Shakey's banks on Christmas season spending to overcome Q3 weakness
Shakey’s Pizza Asia Ventures Inc. (SPAVI), the Po family’s food service group, expects to grow its core net income by a single-digit percentage this year despite a dip in earnings in the first nine months, banking on a spike in consumer spending during the Christmas season.
“As we enter a festive fourth quarter, we expect seasonal tailwinds to support our goal of delivering double-digit topline growth and single-digit core profit growth for the year. We aim to close 2025 on a solid and encouraging note, setting the stage for renewed momentum ahead,” said SPAVI President and Chief Executive Officer (CEO) Vicente Gregorio in a disclosure to the Philippine Stock Exchange (PSE).
The firm said its core net income declined three percent to ₱650 million in the first nine months of 2025 due to the impact of softer-than-expected third-quarter topline.
Amid a muted discretionary spending environment, SPAVI’s systemwide sales (SWS) posted a 14-percent year-on-year growth rate, buoyed by the company’s strategic investments in global network expansion.
SWS for the first nine months reached ₱17.7 billion, while revenues amounted to ₱11.2 billion, up 12 percent versus the same period last year. New stores drove the company’s topline performance.
For the first nine months of the year, SPAVI opened 188 new stores and outlets, ending the period with 2,807 units in its global store network. Same store sales growth was flattish at one percent for the nine-month period.
Quarterly SWS increased by 12 percent year-on-year to ₱6.1 billion, likewise driven by new stores. The group picked up the pace in the third quarter, opening 89 new outlets.
With a subdued macroeconomic environment driven by inclement weather and shifting seasonality, same-store sales softened by two percent.
Within the third quarter, the country saw a series of typhoons that dampened consumer sentiment. Furthermore, the graduation season, which was held in early third quarter in 2024, moved to the second quarter in 2025.

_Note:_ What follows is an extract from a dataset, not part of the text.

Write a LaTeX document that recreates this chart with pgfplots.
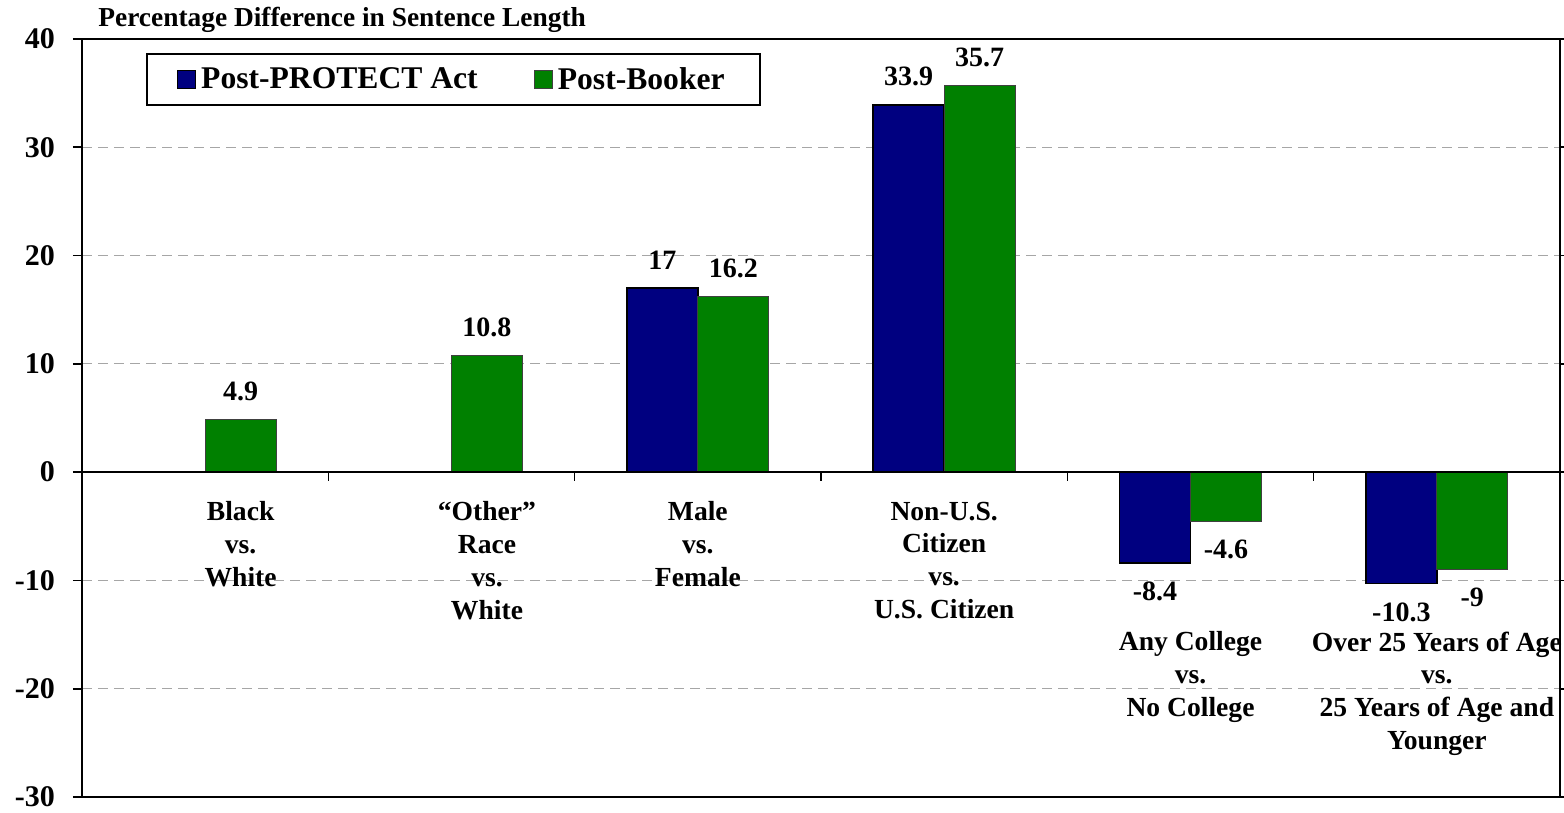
\documentclass[border=0pt]{standalone}
\usepackage{fontspec}
\setmainfont{Liberation Serif}
\usepackage{pgfplots}
\pgfplotsset{compat=1.18}
\definecolor{navyblue}{RGB}{0,0,128}
\definecolor{mygreen}{RGB}{0,128,0}
\begin{document}
\begin{tikzpicture}
\begin{axis}[
  scale only axis, width=739pt, height=379pt,
  xmin=0.5, xmax=6.5, ymin=-30, ymax=40,
  clip=false,
  xtick=\empty,
  ytick={-30,-20,-10,0,10,20,30,40},
  yticklabels={-30,-20,-10,0,10,20,30,40},
  yticklabel style={font=\fontsize{15}{17}\selectfont\bfseries, xshift=-5.5pt},
  ymajorgrids,
  grid style={gray!70, dash pattern=on 5pt off 3pt, line width=0.5pt},
  tick align=outside, major tick length=4.5pt,
  major tick style={black, line width=0.8pt},
  axis line style={line width=1pt},
  ybar=0pt, bar width=0.288,
  nodes near coords={\pgfmathprintnumber[assume math mode=true]{\pgfplotspointmeta}},
  nodes near coords align={vertical},
  every node near coord/.append style={font=\fontsize{14}{16}\selectfont\bfseries, black, inner ysep=9pt},
  legend columns=2,
  legend style={at={(0.0433,0.981)}, anchor=north west, draw=black, line width=1pt,
    font=\fontsize{15.8}{18}\selectfont\bfseries, inner xsep=15pt, inner ysep=3.5pt,
    nodes={inner xsep=2.5pt, inner ysep=3pt},
    /tikz/every even column/.append style={column sep=25.5pt}},
  legend image code/.code={\draw[#1, line width=0.6pt] (0pt,-4.5pt) rectangle (9pt,4.5pt);},
]
\addplot[fill=navyblue, draw=black, line width=0.8pt] coordinates {
  (3,17) (4,33.9) (5,-8.4) (6,-10.3)};
\addplot[fill=mygreen, draw=black!75, line width=0.5pt] coordinates {
  (1,4.9) (2,10.8) (3,16.2) (4,35.7) (5,-4.6) (6,-9)};
\legend{Post-PROTECT Act, Post-Booker}
\draw[line width=1.2pt] (axis cs:0.5,0) -- (axis cs:6.5,0);
\pgfplotsinvokeforeach{1.5,2.5,3.5,4.5,5.5}{\draw[line width=0.8pt] (axis cs:#1,0) -- ++(0pt,-4.5pt);}
\tikzset{catlab/.style={anchor=north, align=center, inner sep=0pt, font=\fontsize{13.8}{16.4}\selectfont\bfseries}}
\node[catlab] at (axis cs:1.144,-2.7) {Black\\vs.\\White};
\node[catlab] at (axis cs:2.144,-2.7) {“Other”\\Race\\vs.\\White};
\node[catlab] at (axis cs:3,-2.7) {Male\\vs.\\Female};
\node[catlab] at (axis cs:4,-2.7) {Non-U.S.\\Citizen\\vs.\\U.S. Citizen};
\node[catlab] at (axis cs:5,-14.7) {Any College\\vs.\\No College};
\node[catlab] at (axis cs:6,-14.7) {Over 25 Years of Age\\vs.\\25 Years of Age and\\Younger};
\coordinate (sw) at (rel axis cs:0,0);
\coordinate (nw) at (rel axis cs:0,1);
\coordinate (ne) at (rel axis cs:1,1);
\end{axis}
\node[anchor=base west, inner sep=0pt, font=\fontsize{13.7}{15}\selectfont\bfseries] at ([shift={(8pt,6pt)}]nw) {Percentage Difference in Sentence Length};
\pgfresetboundingbox
\path ([shift={(-41pt,-7.5pt)}]sw) rectangle ([shift={(2pt,19.5pt)}]ne);
\end{tikzpicture}
\end{document}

Third-quarter revenues landed at ₱3.8 billion, up nine percent versus the same period last year.
“With consumer demand for discretionary spending muted, delivering growth was an uphill climb. Nonetheless, we’re grateful for our portfolio of brands, which enabled us to weather through a subdued market,” said Gregorio.
He added that, “We remain focused on driving long-term growth opportunities by scaling our network, while we navigate this environment by ensuring our brands remain relevant and offer superior value and experience to our guests.”
“We remain focused on strengthening our fundamentals to drive long-term, sustainable growth. By leveraging our multi-brand portfolio, expanding our reach, and continuously improving the guest experience, we’re building a stronger foundation for the future,” Gregorio noted.